ABSTRACT

We are honoured to contribute to this volume because Jonathan Evans’ work has been a key inspiration to us since even before we began contributing to the thinking and reasoning literature. Richard and Keith had been admirers of the heuristics and biases tradition from its inception in the early 1970s. However, their first research contributions were in the psychology of reading and this occupied them for 15 years (see Stanovich, 2000; Stanovich, Cunningham, & West, 1998). By the late 1980s though, we had decided to make a contribution to the literature on thinking and reasoning that we had admired so much for so long.

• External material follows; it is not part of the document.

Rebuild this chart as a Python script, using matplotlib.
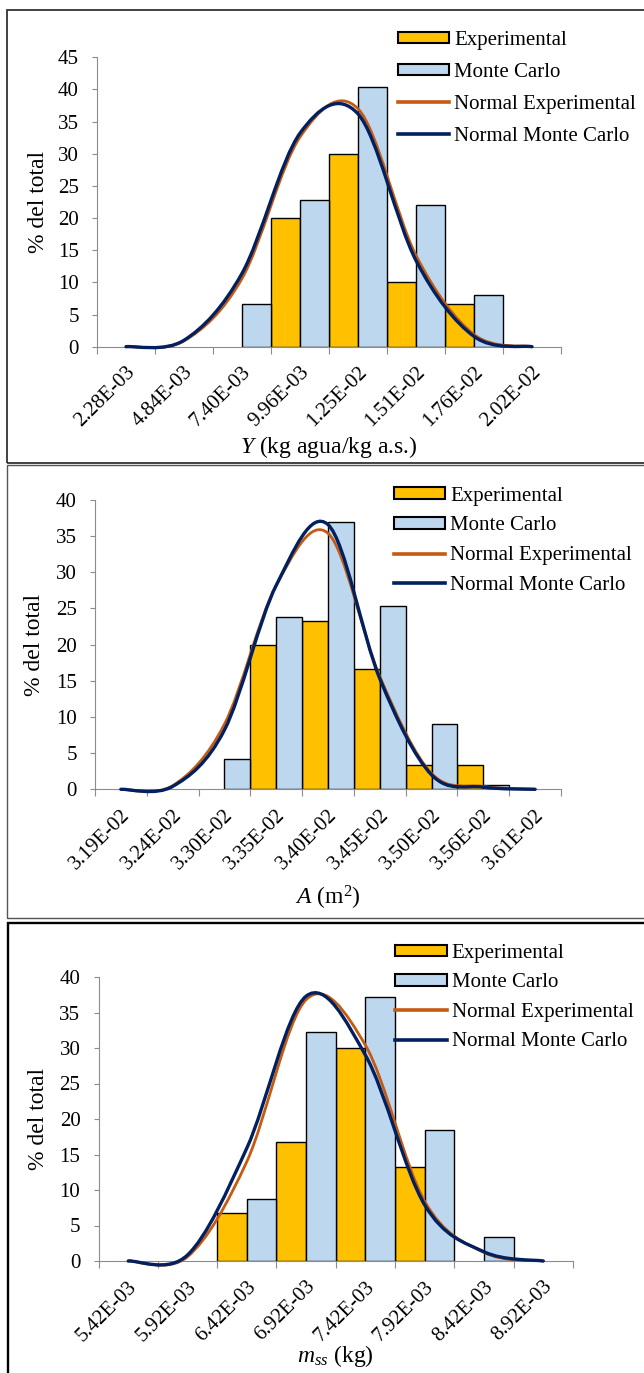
import numpy as np
import matplotlib
matplotlib.use('Agg')
import matplotlib.pyplot as plt
from matplotlib.path import Path
from matplotlib.patches import PathPatch, Patch, Rectangle
from matplotlib.lines import Line2D

plt.rcParams['font.family'] = 'Liberation Serif'
plt.rcParams['mathtext.fontset'] = 'custom'
plt.rcParams['mathtext.rm'] = 'Liberation Serif'
plt.rcParams['mathtext.it'] = 'Liberation Serif:italic'

# Humedad Y (kg agua/kg a.s.)
y_bins = ['2.28E-03', '4.84E-03', '7.40E-03', '9.96E-03', '1.25E-02', '1.51E-02', '1.76E-02', '2.02E-02']
y_exp = [0, 0, 0, 20.0, 30.0, 10.0, 6.7, 0]
y_mc = [0, 0, 6.7, 22.8, 40.4, 22.0, 8.1, 0]
y_norm_exp = [0, 0.9, 10.6, 32.6, 37.0, 14.2, 1.9, 0]
y_norm_mc = [0, 1.0, 11.4, 33.2, 36.2, 13.4, 1.6, 0]

# Area A (m2)
a_bins = ['3.19E-02', '3.24E-02', '3.30E-02', '3.35E-02', '3.40E-02', '3.45E-02', '3.50E-02', '3.56E-02', '3.61E-02']
a_exp = [0, 0, 0, 20.0, 23.3, 16.7, 3.3, 3.3, 0]
a_mc = [0, 0, 4.2, 23.8, 37.0, 25.4, 9.0, 0.6, 0]
a_norm_exp = [0, 0.5, 9.0, 28.2, 35.4, 15.6, 2.2, 0.4, 0]
a_norm_mc = [0, 0.4, 8.2, 28.2, 36.6, 15.3, 2.0, 0.3, 0]

# Masa de solido seco m_ss (kg)
m_bins = ['5.42E-03', '5.92E-03', '6.42E-03', '6.92E-03', '7.42E-03', '7.92E-03', '8.42E-03', '8.92E-03']
m_exp = [0, 0, 6.7, 16.7, 30.0, 13.3, 0, 0]
m_mc = [0, 0, 8.8, 32.2, 37.2, 18.4, 3.4, 0]
m_norm_exp = [0, 0.6, 14.0, 36.8, 30.4, 8.4, 1.2, 0]
m_norm_mc = [0, 0.85, 15.9, 37.3, 29.0, 7.9, 1.3, 0]

EXP_COLOR = '#FFC000'
MC_COLOR = '#BDD7EE'
NEXP_COLOR = '#C55A11'
NMC_COLOR = '#002060'
AXIS_GRAY = '#8C8C8C'

W, H = 644, 1373
fig = plt.figure(figsize=(W / 100, H / 100), dpi=100)


def fx(px):
    return px / W


def fy(py):
    return 1 - py / H


def smooth_path(xs, ys):
    # bezier through every point, like a spreadsheet "smoothed line"
    pts = np.column_stack([xs, ys]).astype(float)
    n = len(pts)
    verts = [pts[0]]
    codes = [Path.MOVETO]
    for i in range(n - 1):
        p0 = pts[max(i - 1, 0)]
        p1 = pts[i]
        p2 = pts[i + 1]
        p3 = pts[min(i + 2, n - 1)]
        verts += [p1 + (p2 - p0) / 6, p2 - (p3 - p1) / 6, p2]
        codes += [Path.CURVE4] * 3
    return Path(verts, codes)


def panel(box, bins, exp, mc, nexp, nmc, ymax, xlabel, ylab_x, xlab_y, leg_xy, leg_space):
    left, right, top, bottom = box
    ax = fig.add_axes([fx(left), fy(bottom), fx(right - left), (bottom - top) / H])
    n = len(bins)
    idx = np.arange(n)
    exp = np.array(exp, dtype=float)
    mc = np.array(mc, dtype=float)

    ke = exp > 0
    km = mc > 0
    ax.bar(idx[ke] + 0.25, exp[ke], width=0.5, color=EXP_COLOR, edgecolor='black', linewidth=1.0, zorder=2)
    ax.bar(idx[km] + 0.75, mc[km], width=0.5, color=MC_COLOR, edgecolor='black', linewidth=1.0, zorder=2)

    ax.add_patch(PathPatch(smooth_path(idx + 0.5, nexp), fill=False, edgecolor=NEXP_COLOR,
                           linewidth=2.0, capstyle='round', zorder=3, clip_on=False))
    ax.add_patch(PathPatch(smooth_path(idx + 0.5, nmc), fill=False, edgecolor=NMC_COLOR,
                           linewidth=2.4, capstyle='round', zorder=4, clip_on=False))

    ax.set_xlim(0, n)
    ax.set_ylim(0, ymax)
    ax.set_yticks(np.arange(0, ymax + 1, 5))
    ax.set_xticks(np.arange(n + 1))
    ax.set_xticklabels([])
    ax.tick_params(axis='y', direction='out', length=3.6, width=0.8, color=AXIS_GRAY, pad=9.5, labelsize=15)
    ax.tick_params(axis='x', direction='out', length=4.8, width=0.8, color=AXIS_GRAY)
    for s in ['top', 'right']:
        ax.spines[s].set_visible(False)
    for s in ['left', 'bottom']:
        ax.spines[s].set_color(AXIS_GRAY)
        ax.spines[s].set_linewidth(0.8)

    for i, lab in enumerate(bins):
        ax.annotate(lab, xy=(i + 0.5, 0), xycoords=('data', 'axes fraction'),
                    xytext=(4.5, -16.5), textcoords='offset points', rotation=45,
                    rotation_mode='anchor', ha='right', va='center', fontsize=15,
                    annotation_clip=False)

    ax.set_ylabel('% del total', fontsize=17, va='center')
    ax.yaxis.set_label_coords(fx(ylab_x), fy((top + bottom) / 2), transform=fig.transFigure)
    ax.set_xlabel(xlabel, fontsize=17, va='center')
    ax.xaxis.set_label_coords(fx((left + right) / 2), fy(xlab_y), transform=fig.transFigure)

    handles = [
        Patch(facecolor=EXP_COLOR, edgecolor='black', linewidth=1.5),
        Patch(facecolor=MC_COLOR, edgecolor='black', linewidth=1.5),
        Line2D([], [], color=NEXP_COLOR, linewidth=2.6),
        Line2D([], [], color=NMC_COLOR, linewidth=2.6),
    ]
    labels = ['Experimental', 'Monte Carlo', 'Normal Experimental', 'Normal Monte Carlo']
    ax.legend(handles, labels, loc='upper left', bbox_to_anchor=(fx(leg_xy[0]), fy(leg_xy[1])),
              bbox_transform=fig.transFigure, frameon=False, fontsize=15, borderpad=0,
              borderaxespad=0, handlelength=2.45, handleheight=0.45, handletextpad=0.25,
              labelspacing=leg_space)
    return ax


panel((97, 561, 57.3, 346.7), y_bins, y_exp, y_mc, y_norm_exp, y_norm_mc, 45,
      r'$Y$ (kg agua/kg a.s.)', 39, 447, (398, 31), 0.62)
panel((95, 561, 500, 789.3), a_bins, a_exp, a_mc, a_norm_exp, a_norm_mc, 40,
      r'$A$ (m$^{2}$)', 35, 898, (394, 486.5), 0.52)
panel((98.6, 572.9, 977, 1261), m_bins, m_exp, m_mc, m_norm_exp, m_norm_mc, 40,
      r'$m_{ss}$ (kg)', 39, 1356, (395.5, 944), 0.5)

# frames around each chart
for (x0, y0, y1, ec, lw) in [(7, 10, 463, '#333333', 1.3),
                             (7, 465, 918, '#555555', 1.0),
                             (8, 923, 1390, '#000000', 1.7)]:
    fig.add_artist(Rectangle((fx(x0), fy(y1)), fx(660 - x0), (y1 - y0) / H,
                             transform=fig.transFigure, fill=False, edgecolor=ec, linewidth=lw))

fig.savefig('out.png', dpi=100)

Keith set off to Cambridge in early 1991 on a sabbatical with reading colleague Usha Goswami, and Rich visited for an important brainstorming week. The sabbatical really ended up being about reasoning and rationality rather than reading, however, and there were two books that we took to England to study in detail: Stich’s The Fragmentation of Reason (1990) and Jonathan’s Biases in Human Reasoning (1989). The former was obviously to bone up on the philosophical issues surrounding the concept of rational thought. However, the latter really became our bible on that sabbatical. In an amazingly few pages Jonathan zeroed in on the key issues surrounding the important biases and also gave the relative novice an introduction to the central tasks in the literature. That book, his insights as one of the first dual-process theorists, and almost four decades of continuous creative work in the area have made Jonathan one of our most important intellectual guideposts throughout our careers in this field.